Retour progressif des manifestations du MRC

A côté des deux figures dont la situation témoigne d’une volonté récente et réaffirmée de Paul Biya d’entretenir le suspense de l'alternance jusqu’au bout, se trouve un troisième indice non négligeable. A savoir le retour progressif des manifestations publiques du Mouvement pour la renaissance du Cameroun (MRC). Une détente politique louable, car l’interdiction et la répression systématique des réunions et manifestations de l’opposition apparaissent comme une stratégie anti-démocratique savamment huilée par le système pour museler les adversaires politiques les plus redoutables et baliser sans encombre le chemin d’une passation illégitime du pouvoir.
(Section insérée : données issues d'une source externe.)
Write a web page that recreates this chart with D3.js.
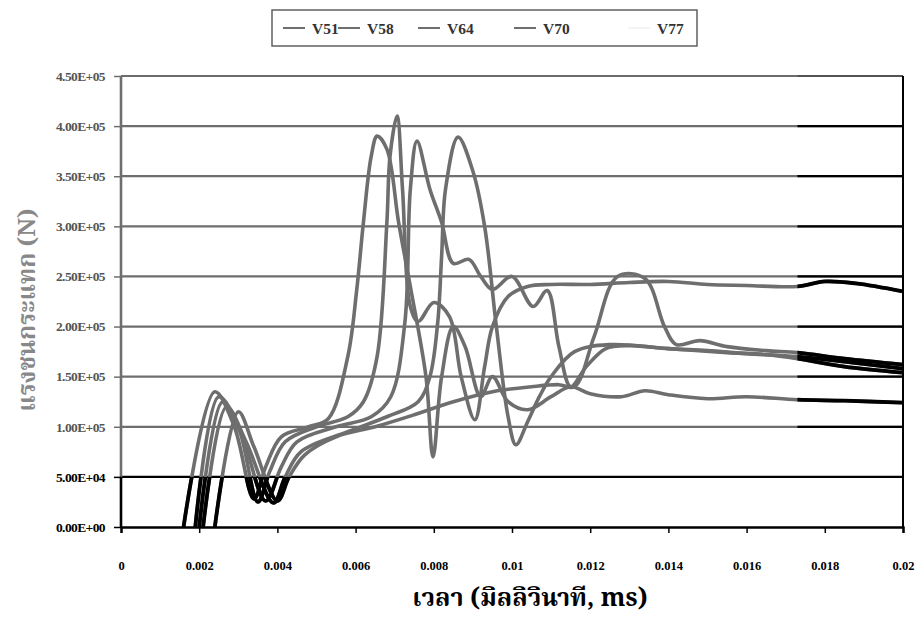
<!DOCTYPE html>
<html>
<head>
<meta charset="utf-8">
<script src="https://cdn.jsdelivr.net/npm/d3@7"></script>
<style>
  body { margin: 0; background: #fff; }
  svg { display: block; }
</style>
</head>
<body>
<svg id="chart" width="922" height="625"></svg>
<script>
// Impact force (N) against time for five impact velocities
const seriesNames = ["V51", "V58", "V64", "V70", "V77"];

const v51Time  = [0.0024,0.0030,0.0034,0.0040,0.0043,0.0047,0.0055,0.0065,0.0075,0.0085,0.0095,0.0105,0.0112,0.0116,0.0121,0.0127,0.0134,0.0139,0.0142,0.0148,0.0155,0.0165,0.0173,0.0185,0.0200];
const v51Force = [0,115000,80000,26000,50000,72000,90000,100000,112000,125000,135000,140000,142000,140000,190000,250000,248000,200000,182000,186000,180000,176000,174000,168000,162000];

const v58Time  = [0.0021,0.0027,0.0032,0.0039,0.0042,0.0046,0.0058,0.0068,0.0076,0.0079,0.0081,0.0082,0.0083,0.00862,0.0090,0.0093,0.0096,0.0099,0.0101,0.0104,0.0107,0.0110,0.0116,0.0125,0.0140,0.0155,0.0165,0.0173,0.0185,0.0200];
const v58Force = [0,120000,85000,24000,50000,75000,95000,110000,125000,150000,204000,270000,337000,389000,355000,300000,200000,110000,82000,105000,130000,150000,175000,182000,178000,174000,172000,168000,160000,154000];

const v64Time  = [0.0020,0.0026,0.0031,0.0037,0.0041,0.0045,0.0055,0.0064,0.0069,0.00726,0.0074,0.00757,0.0079,0.0082,0.0085,0.0089,0.0092,0.0095,0.0100,0.01054,0.0109,0.0112,0.0115,0.0119,0.0124,0.0130,0.0140,0.0150,0.0160,0.0173,0.0185,0.0200];
const v64Force = [0,125000,90000,26000,60000,85000,100000,110000,130000,204000,337000,385000,337000,304000,263000,267000,250000,237000,250000,220000,236000,180000,140000,160000,178000,181000,178000,176000,173000,170000,165000,158000];

const v70Time  = [0.0019,0.0025,0.0030,0.0035,0.0038,0.0042,0.0050,0.0058,0.0062,0.00655,0.0068,0.00688,0.00706,0.0072,0.0074,0.0076,0.0080,0.0084,0.0087,0.00905,0.0093,0.0095,0.0099,0.0104,0.0110,0.0120,0.0130,0.0140,0.0150,0.0160,0.0173,0.0180,0.0188,0.0200];
const v70Force = [0,130000,100000,25000,55000,85000,100000,110000,125000,170000,304000,370000,410000,337000,220000,205000,224000,210000,150000,107000,160000,200000,230000,240000,242000,242000,244000,245000,242000,241000,240000,245000,243000,235000];

const v77Time  = [0.0016,0.0024,0.0029,0.0034,0.0037,0.0041,0.0048,0.0053,0.0058,0.00603,0.0062,0.0064,0.00655,0.0068,0.0071,0.0074,0.0078,0.00798,0.0082,0.0085,0.0088,0.0092,0.0095,0.0099,0.0104,0.0110,0.0115,0.0120,0.0128,0.0134,0.0140,0.0150,0.0160,0.0173,0.0185,0.0200];
const v77Force = [0,135000,100000,28000,60000,90000,100000,108000,170000,237000,304000,370000,390000,377000,304000,240000,150000,70000,150000,200000,180000,130000,150000,125000,117000,130000,140000,133000,130000,136000,132000,128000,130000,127000,126000,124000];

const xTicks = [0,0.002,0.004,0.006,0.008,0.01,0.012,0.014,0.016,0.018,0.02];
const xTickLabels = ["0","0.002","0.004","0.006","0.008","0.01","0.012","0.014","0.016","0.018","0.02"];
const yTicks = [0,50000,100000,150000,200000,250000,300000,350000,400000,450000];
const yTickLabels = ["0.00E+00","5.00E+04","1.00E+05","1.50E+05","2.00E+05","2.50E+05","3.00E+05","3.50E+05","4.00E+05","4.50E+05"];

const xTitle = "เวลา (มิลลิวินาที, ms)";
const yTitle = "แรงชนกระแทก (N)";

const seriesTimes  = [v51Time, v58Time, v64Time, v70Time, v77Time];
const seriesForces = [v51Force, v58Force, v64Force, v70Force, v77Force];
const series = seriesNames.map((name, i) => ({
  name,
  points: seriesTimes[i].map((t, j) => ({ t, f: seriesForces[i][j] }))
}));

const plot = { left: 121, right: 903, top: 76, bottom: 527 };
const grey = "#6e6e6e";
const serif = "'Liberation Serif', 'Times New Roman', serif";
const thai = "'Noto Serif Thai', 'Noto Sans Thai', 'Norasi', 'Loma', 'Garuda', 'Liberation Serif', serif";

const x = d3.scaleLinear().domain([0, 0.02]).range([plot.left, plot.right]);
const y = d3.scaleLinear().domain([0, 450000]).range([plot.bottom, plot.top]);

const svg = d3.select("#chart");
const defs = svg.append("defs");

// The band under 5.00E+04 and the strip past t = 0.0173 print in solid black
const darkX = x(0.0173);
const darkY = y(50000);
defs.append("clipPath").attr("id", "clip-plot")
  .append("rect").attr("x", plot.left).attr("y", plot.top)
  .attr("width", plot.right - plot.left).attr("height", plot.bottom - plot.top);
const darkClip = defs.append("clipPath").attr("id", "clip-dark");
darkClip.append("rect").attr("x", plot.left).attr("y", darkY)
  .attr("width", plot.right - plot.left).attr("height", plot.bottom - darkY + 2);
darkClip.append("rect").attr("x", darkX).attr("y", plot.top - 2)
  .attr("width", plot.right - darkX + 2).attr("height", plot.bottom - plot.top + 4);

// Horizontal gridlines
const grid = svg.append("g");
grid.selectAll("line").data(yTicks.filter(v => v > 0)).join("line")
  .attr("x1", plot.left).attr("x2", plot.right)
  .attr("y1", d => y(d)).attr("y2", d => y(d))
  .attr("stroke", d => d <= 50000 ? "#000" : grey)
  .attr("stroke-width", 2.2);
const gridDark = svg.append("g").attr("clip-path", "url(#clip-dark)");
gridDark.selectAll("line").data(yTicks.filter(v => v > 50000)).join("line")
  .attr("x1", plot.left).attr("x2", plot.right)
  .attr("y1", d => y(d)).attr("y2", d => y(d))
  .attr("stroke", "#000").attr("stroke-width", 2.2);

// Series lines
const line = d3.line()
  .x(d => x(d.t)).y(d => y(d.f))
  .curve(d3.curveCatmullRom.alpha(0.5));

const lines = svg.append("g").attr("clip-path", "url(#clip-plot)");
lines.selectAll("path").data(series).join("path")
  .attr("d", d => line(d.points))
  .attr("fill", "none").attr("stroke", grey)
  .attr("stroke-width", 3.6).attr("stroke-linejoin", "round");

const darkWrap = svg.append("g").attr("clip-path", "url(#clip-plot)");
darkWrap.append("g").attr("clip-path", "url(#clip-dark)")
  .selectAll("path").data(series).join("path")
  .attr("d", d => line(d.points))
  .attr("fill", "none").attr("stroke", "#000")
  .attr("stroke-width", 3.8).attr("stroke-linejoin", "round");

// Plot frame
svg.append("line").attr("x1", plot.left).attr("x2", plot.left)
  .attr("y1", plot.top).attr("y2", darkY).attr("stroke", grey).attr("stroke-width", 2.6);
svg.append("line").attr("x1", plot.left).attr("x2", plot.left)
  .attr("y1", darkY).attr("y2", plot.bottom).attr("stroke", "#000").attr("stroke-width", 2.6);
svg.append("line").attr("x1", plot.left).attr("x2", plot.right)
  .attr("y1", plot.top).attr("y2", plot.top).attr("stroke", grey).attr("stroke-width", 1.4);
svg.append("line").attr("x1", plot.right).attr("x2", plot.right)
  .attr("y1", plot.top).attr("y2", plot.bottom).attr("stroke", "#000").attr("stroke-width", 2);

// Axes
const xAxis = d3.axisBottom(x).tickValues(xTicks)
  .tickFormat((d, i) => xTickLabels[i]).tickSize(6).tickPadding(28);
const gx = svg.append("g").attr("transform", `translate(0,${plot.bottom})`).call(xAxis);
gx.select(".domain").attr("stroke", "#000").attr("stroke-width", 2.4);
gx.selectAll(".tick line").attr("stroke", "#000").attr("stroke-width", 1.5);
gx.selectAll(".tick text")
  .attr("font-family", serif).attr("font-weight", "bold")
  .attr("font-size", 12.5).attr("fill", "#000");

const yAxis = d3.axisLeft(y).tickValues(yTicks)
  .tickFormat((d, i) => yTickLabels[i]).tickSize(7).tickPadding(9);
const gy = svg.append("g").attr("transform", `translate(${plot.left},0)`).call(yAxis);
gy.select(".domain").remove();
gy.selectAll(".tick line").attr("stroke", d => d <= 50000 ? "#000" : grey).attr("stroke-width", 1.5);
gy.selectAll(".tick text")
  .attr("font-family", serif).attr("font-weight", "bold")
  .attr("font-size", 13.5).attr("letter-spacing", "-0.6px")
  .attr("fill", d => d <= 50000 ? "#000" : "#555");

// Axis titles
svg.append("text")
  .attr("x", 530).attr("y", 606)
  .attr("text-anchor", "middle")
  .attr("font-family", thai).attr("font-weight", "bold")
  .attr("font-size", 25).attr("fill", "#000")
  .text(xTitle);

svg.append("text")
  .attr("transform", `translate(35,310) rotate(-90)`)
  .attr("text-anchor", "middle")
  .attr("font-family", thai).attr("font-weight", "bold")
  .attr("font-size", 24).attr("fill", "#888")
  .text(yTitle);

// Legend
const legend = svg.append("g");
legend.append("rect")
  .attr("x", 272).attr("y", 10).attr("width", 425).attr("height", 36)
  .attr("fill", "#fff").attr("stroke", "#555").attr("stroke-width", 1.4);
const legendX = [283, 338, 418, 514, 628];
const legendColours = [grey, grey, grey, grey, "#f4f4f4"];
const items = legend.selectAll("g.item").data(seriesNames).join("g")
  .attr("class", "item")
  .attr("transform", (d, i) => `translate(${legendX[i]},28)`);
items.append("line").attr("x1", 0).attr("x2", 22).attr("y1", 0).attr("y2", 0)
  .attr("stroke", (d, i) => legendColours[i]).attr("stroke-width", 2);
items.append("text").attr("x", 29).attr("y", 5.5)
  .attr("font-family", serif).attr("font-weight", "bold")
  .attr("font-size", 15.5).attr("fill", "#333")
  .text(d => d);
</script>
</body>
</html>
Le président aurait-il ordonné cette détente qui revitalise le jeu démocratique ? Difficile à savoir mais il va sans dire selon toute vraisemblance que cette nouvelle dynamique ne plait pas beaucoup aux apparatchiks et adeptes du statu quo, si l’on en juge par la multiplicité des tracasseries pas toujours fondées de l’administration pour décourager les organisateurs et manifestants de l’opposition. Un contraste saisissant avec le vœu de l’homme du 6 novembre 1982 qui voudrait qu’on garde de lui l’image de celui qui a apporté la démocratie et la prospérité au Cameroun.